Re: Unicode typography in translations




2016-11-16 11:10 GMT-02:00 Ask Hjorth Larsen <asklarsen gmail com>:

A simple conformity check:

  gtgrep -cn --msgstr '\.\.\.'   filename.po

I had a bit of a battle to get the regex escapes right in bash, but
this should weed out most false positives:

  gtgrep -cn --msgstr '(?<!\.)\.\.\.(?!\.)'   filename.po

However if the translation uses "...." or ".." when it should really
be using an ellipsis, the first form is better anyway, or maybe
(?<!\.)\.{2,4}(?!\.).  Probably it's best just to use the simple one
:)

(gtgrep comes from pyg3t)

Thanks for remembering about gtgrep.
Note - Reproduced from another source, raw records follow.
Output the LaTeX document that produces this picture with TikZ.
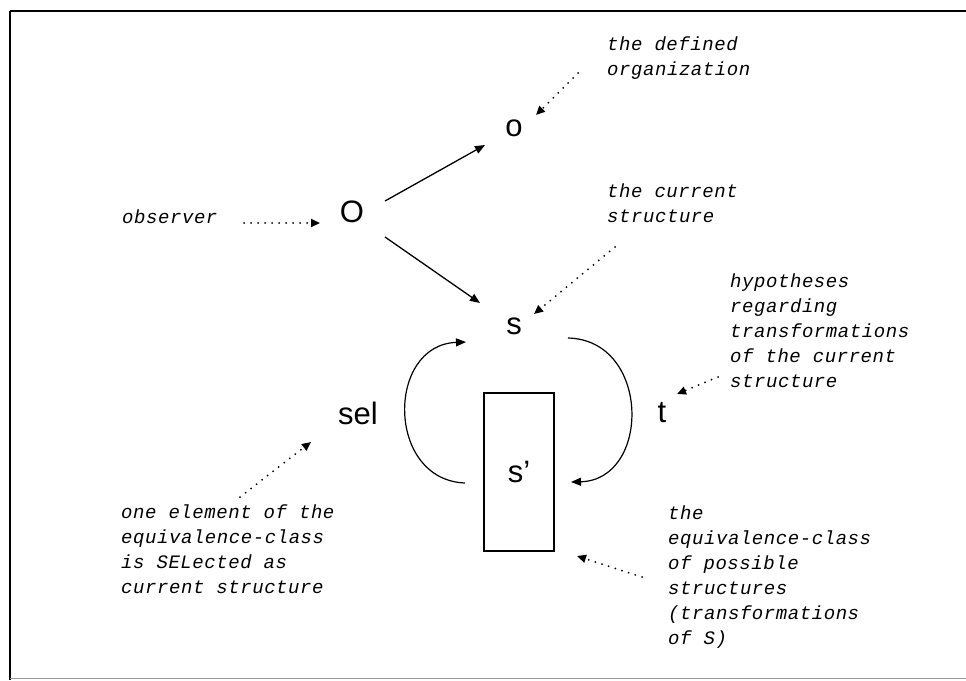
\documentclass[tikz,border=0pt]{standalone}
\usepackage{fontspec}
\setmainfont{Liberation Sans}
\newfontfamily\notefont[LetterSpace=3]{Liberation Mono}
\usetikzlibrary{arrows.meta}
\begin{document}
\begin{tikzpicture}[x=1pt,y=-1pt,
  lab/.style={font=\fontsize{31}{31}\selectfont, inner sep=0pt},
  note/.style={font=\notefont\itshape\fontsize{19}{25}\selectfont, align=left, inner sep=0pt, anchor=north west},
  solidarr/.style={line width=1.3pt, -{Triangle[length=10pt,width=8pt]}},
  arcarr/.style={line width=1.2pt, -{Triangle[length=10pt,width=8pt]}},
  dotarr/.style={line width=2pt, line cap=round, dash pattern=on 0pt off 7pt, -{Triangle[length=9pt,width=8pt]}},
  frame/.style={line width=2pt}
]
\useasboundingbox (0,0) rectangle (966,680);
% frame
\draw[frame] (10,11) -- (966,11);
\draw[frame] (10,11) -- (10,680);
\draw[line width=0.6pt, black!40] (10,678) -- (966,678);

% main labels
\node[lab] (O) at (352,212) {O};
\node[lab] (o) at (514,128) {o};
\node[lab] (s) at (514,326) {s};
\node[lab] (sel) at (358,413) {sel};
\node[lab] (t) at (662,413) {t};
\node[draw, line width=1.2pt, minimum width=70pt, minimum height=158pt, inner sep=0pt,
      font=\fontsize{31}{31}\selectfont] (sp) at (519,472) {s'};

% notes
\node[note] (nobs) at (122,210) {observer};
\node[note] (ndef) at (607,37) {the defined\\organization};
\node[note] (ncur) at (607,184) {the current\\structure};
\node[note] (nhyp) at (730,274) {hypotheses\\regarding\\transformations\\of the current\\structure};
\node[note] (nsel) at (121,505) {one element of the\\equivalence-class\\is SELected as\\current structure};
\node[note] (neq) at (668,506) {the\\equivalence-class\\of possible\\structures\\(transformations\\of S)};

% solid arrows
\coordinate (Oa) at (385,201);
\coordinate (oa) at (485,145);
\coordinate (Ob) at (385,237);
\coordinate (sb) at (480,303);
\draw[solidarr] (Oa) -- (oa);
\draw[solidarr] (Ob) -- (sb);

% arcs
\coordinate (selS) at (465,483);
\coordinate (selE) at (466,342);
\coordinate (tS) at (568,338);
\coordinate (tE) at (571,482);
\draw[arcarr] (selS) .. controls (386,480) and (386,345) .. (selE);
\draw[arcarr] (tS) .. controls (651,340) and (651,480) .. (tE);

% dotted arrows
\coordinate (d1s) at (244,223);
\coordinate (d1e) at (320,223);
\coordinate (d2s) at (578,73);
\coordinate (d2e) at (536,115);
\coordinate (d3s) at (615,247);
\coordinate (d3e) at (534,314);
\coordinate (d4s) at (718,377);
\coordinate (d4e) at (677,394);
\coordinate (d5s) at (240,497);
\coordinate (d5e) at (311,442);
\coordinate (d6s) at (642,577);
\coordinate (d6e) at (577,556);
\draw[dotarr] (d1s) -- (d1e);
\draw[dotarr] (d2s) -- (d2e);
\draw[dotarr] (d3s) -- (d3e);
\draw[dotarr] (d4s) -- (d4e);
\draw[dotarr] (d5s) -- (d5e);
\draw[dotarr] (d6s) -- (d6e);
\end{tikzpicture}
\end{document}
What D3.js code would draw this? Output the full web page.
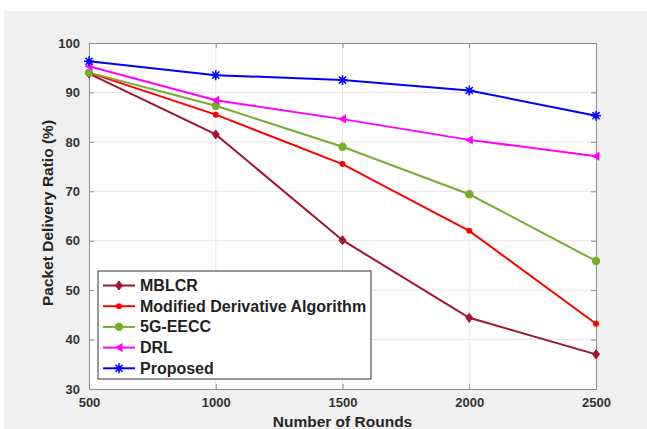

I believe gtgrep fits my needs as it outputs msgstr and msgid that matches the pattern, making it easier to search for these characters, mainly -cn flags together.

It is also possible to count the matches of a given pattern comparing between msgids and msgstrs, by combining -C with --msgid or --msgstr flags. If the comparision shows different number, something may be wrong in the translation -- depending each language.

 

Something similar could be done for the other characters, but of
course quotation marks vary a lot depending on language, so it would
not all be completely portable to all languages.


Indeed. However, one doesn't necessarily need to use --msgstr flag to search pattern; instead, '--msgid' flag can be used to search for horizontal ellipsis (…), and then look the output in order to find three dots (which is a piece-of-cake in a monospace font).